[A block of data]
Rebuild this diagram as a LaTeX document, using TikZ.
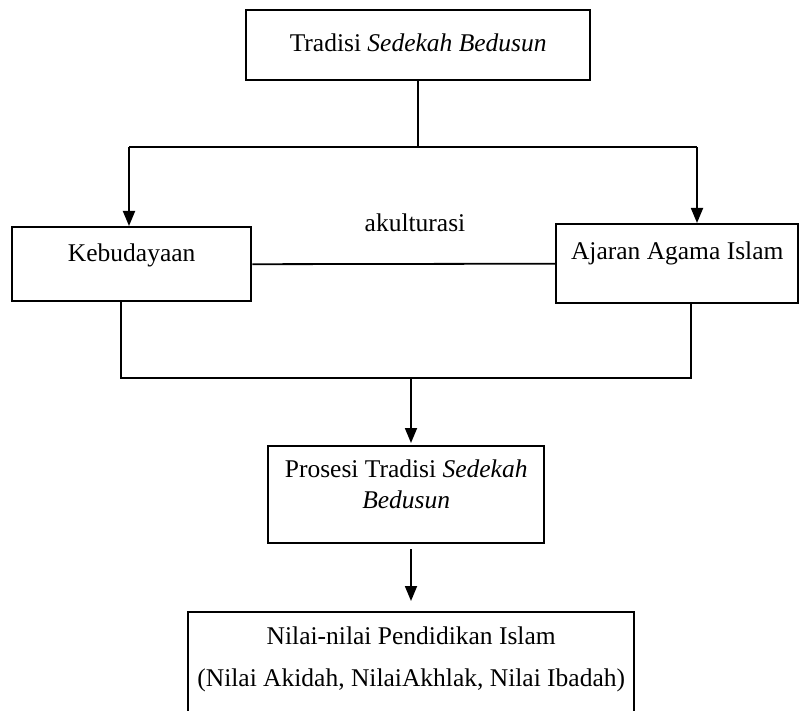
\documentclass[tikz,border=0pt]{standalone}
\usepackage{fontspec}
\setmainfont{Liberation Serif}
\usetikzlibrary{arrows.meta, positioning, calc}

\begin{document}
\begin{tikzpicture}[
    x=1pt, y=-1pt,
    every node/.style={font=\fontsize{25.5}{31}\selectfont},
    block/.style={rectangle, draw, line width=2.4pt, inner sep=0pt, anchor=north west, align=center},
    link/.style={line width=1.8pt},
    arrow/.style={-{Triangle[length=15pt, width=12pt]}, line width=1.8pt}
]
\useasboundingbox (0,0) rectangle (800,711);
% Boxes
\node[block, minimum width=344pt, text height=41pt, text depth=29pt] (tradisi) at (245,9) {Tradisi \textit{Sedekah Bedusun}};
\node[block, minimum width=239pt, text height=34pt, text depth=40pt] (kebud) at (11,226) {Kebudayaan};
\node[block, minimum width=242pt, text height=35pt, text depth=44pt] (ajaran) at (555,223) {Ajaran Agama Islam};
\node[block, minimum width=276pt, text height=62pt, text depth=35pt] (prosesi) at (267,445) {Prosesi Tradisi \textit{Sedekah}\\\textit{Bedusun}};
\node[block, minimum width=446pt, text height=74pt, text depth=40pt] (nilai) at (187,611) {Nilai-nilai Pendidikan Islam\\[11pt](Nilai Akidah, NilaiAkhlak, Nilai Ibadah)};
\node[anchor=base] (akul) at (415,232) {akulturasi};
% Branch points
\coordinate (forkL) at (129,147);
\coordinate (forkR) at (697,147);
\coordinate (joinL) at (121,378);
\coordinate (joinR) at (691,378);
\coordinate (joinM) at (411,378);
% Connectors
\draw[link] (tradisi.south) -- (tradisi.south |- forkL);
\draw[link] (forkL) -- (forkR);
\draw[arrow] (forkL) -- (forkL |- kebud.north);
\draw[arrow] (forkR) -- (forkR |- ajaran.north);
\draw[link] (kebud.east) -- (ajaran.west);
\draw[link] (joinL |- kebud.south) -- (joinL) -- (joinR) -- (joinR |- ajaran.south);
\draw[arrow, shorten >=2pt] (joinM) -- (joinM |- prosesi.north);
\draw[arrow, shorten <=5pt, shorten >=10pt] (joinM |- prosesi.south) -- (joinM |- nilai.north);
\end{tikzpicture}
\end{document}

--

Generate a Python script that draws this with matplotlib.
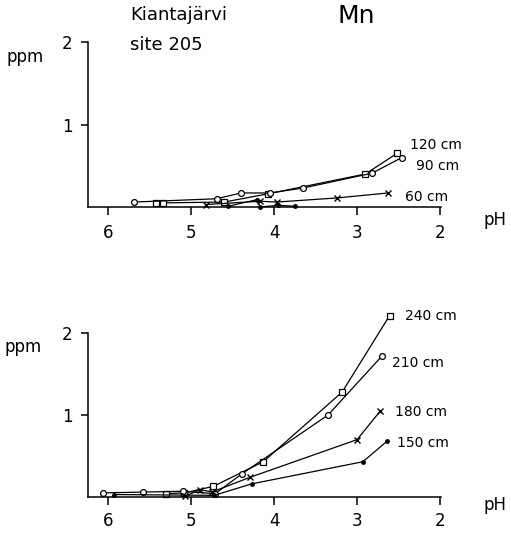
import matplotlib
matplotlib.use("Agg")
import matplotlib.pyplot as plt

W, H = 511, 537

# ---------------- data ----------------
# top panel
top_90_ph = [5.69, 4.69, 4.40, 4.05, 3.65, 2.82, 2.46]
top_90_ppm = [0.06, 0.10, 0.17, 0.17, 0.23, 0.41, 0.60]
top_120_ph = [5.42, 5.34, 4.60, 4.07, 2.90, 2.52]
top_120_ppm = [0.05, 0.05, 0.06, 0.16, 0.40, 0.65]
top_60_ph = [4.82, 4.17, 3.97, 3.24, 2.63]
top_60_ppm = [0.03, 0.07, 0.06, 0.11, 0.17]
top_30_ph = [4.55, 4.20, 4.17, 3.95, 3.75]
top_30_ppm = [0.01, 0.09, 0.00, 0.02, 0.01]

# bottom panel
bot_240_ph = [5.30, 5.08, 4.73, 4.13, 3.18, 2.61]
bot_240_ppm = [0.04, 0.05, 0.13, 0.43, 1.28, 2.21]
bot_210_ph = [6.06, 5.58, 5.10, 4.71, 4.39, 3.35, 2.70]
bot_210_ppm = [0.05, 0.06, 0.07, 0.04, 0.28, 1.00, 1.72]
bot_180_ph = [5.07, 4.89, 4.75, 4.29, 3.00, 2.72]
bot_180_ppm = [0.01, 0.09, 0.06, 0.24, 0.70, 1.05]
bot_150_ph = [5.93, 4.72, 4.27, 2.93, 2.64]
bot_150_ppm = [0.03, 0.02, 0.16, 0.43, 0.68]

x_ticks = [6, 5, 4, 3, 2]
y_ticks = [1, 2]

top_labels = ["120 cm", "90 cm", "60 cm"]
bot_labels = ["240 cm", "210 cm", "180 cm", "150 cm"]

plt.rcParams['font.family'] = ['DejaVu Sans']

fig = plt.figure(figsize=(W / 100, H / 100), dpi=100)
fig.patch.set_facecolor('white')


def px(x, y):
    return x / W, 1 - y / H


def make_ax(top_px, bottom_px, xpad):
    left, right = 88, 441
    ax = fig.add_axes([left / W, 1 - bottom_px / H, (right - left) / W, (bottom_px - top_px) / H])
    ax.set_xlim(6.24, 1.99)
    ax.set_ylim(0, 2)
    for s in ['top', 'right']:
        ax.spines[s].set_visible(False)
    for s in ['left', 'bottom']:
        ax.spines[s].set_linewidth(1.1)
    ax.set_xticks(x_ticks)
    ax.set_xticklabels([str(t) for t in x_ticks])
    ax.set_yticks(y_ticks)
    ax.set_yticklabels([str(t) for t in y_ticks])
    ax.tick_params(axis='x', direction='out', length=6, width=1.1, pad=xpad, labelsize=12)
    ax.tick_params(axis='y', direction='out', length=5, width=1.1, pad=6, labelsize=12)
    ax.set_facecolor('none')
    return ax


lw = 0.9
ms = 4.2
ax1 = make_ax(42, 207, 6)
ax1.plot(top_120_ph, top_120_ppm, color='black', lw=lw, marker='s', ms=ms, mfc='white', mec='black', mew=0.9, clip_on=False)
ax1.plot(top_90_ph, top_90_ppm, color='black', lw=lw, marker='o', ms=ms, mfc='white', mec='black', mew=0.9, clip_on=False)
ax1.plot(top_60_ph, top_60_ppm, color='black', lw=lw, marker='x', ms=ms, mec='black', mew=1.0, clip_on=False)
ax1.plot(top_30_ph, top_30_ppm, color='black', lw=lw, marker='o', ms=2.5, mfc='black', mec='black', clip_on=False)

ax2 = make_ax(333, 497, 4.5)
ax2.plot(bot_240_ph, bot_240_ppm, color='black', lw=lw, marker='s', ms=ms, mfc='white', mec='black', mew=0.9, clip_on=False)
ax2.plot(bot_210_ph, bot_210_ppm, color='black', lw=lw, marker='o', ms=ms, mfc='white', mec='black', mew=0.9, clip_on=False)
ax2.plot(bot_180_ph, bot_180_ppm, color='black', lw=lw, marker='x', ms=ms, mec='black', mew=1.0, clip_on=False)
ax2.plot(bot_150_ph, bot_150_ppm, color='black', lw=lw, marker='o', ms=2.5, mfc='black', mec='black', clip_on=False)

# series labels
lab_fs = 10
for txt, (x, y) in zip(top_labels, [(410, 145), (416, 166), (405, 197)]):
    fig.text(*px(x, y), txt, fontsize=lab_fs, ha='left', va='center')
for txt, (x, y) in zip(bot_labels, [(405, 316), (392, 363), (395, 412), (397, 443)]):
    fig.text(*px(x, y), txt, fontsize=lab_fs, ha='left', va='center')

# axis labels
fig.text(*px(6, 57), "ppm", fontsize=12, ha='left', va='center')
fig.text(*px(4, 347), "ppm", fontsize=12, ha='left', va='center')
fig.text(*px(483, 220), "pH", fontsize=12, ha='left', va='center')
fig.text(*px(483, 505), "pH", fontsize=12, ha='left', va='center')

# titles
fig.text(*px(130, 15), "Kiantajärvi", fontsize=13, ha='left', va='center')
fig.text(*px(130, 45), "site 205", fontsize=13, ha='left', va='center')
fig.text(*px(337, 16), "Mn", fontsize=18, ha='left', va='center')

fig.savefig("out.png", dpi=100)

Written task: Copy each line from the records above that includes the string "matplotlib".

Output of the task:
Generate a Python script that draws this with matplotlib.
import matplotlib
matplotlib.use("Agg")
import matplotlib.pyplot as plt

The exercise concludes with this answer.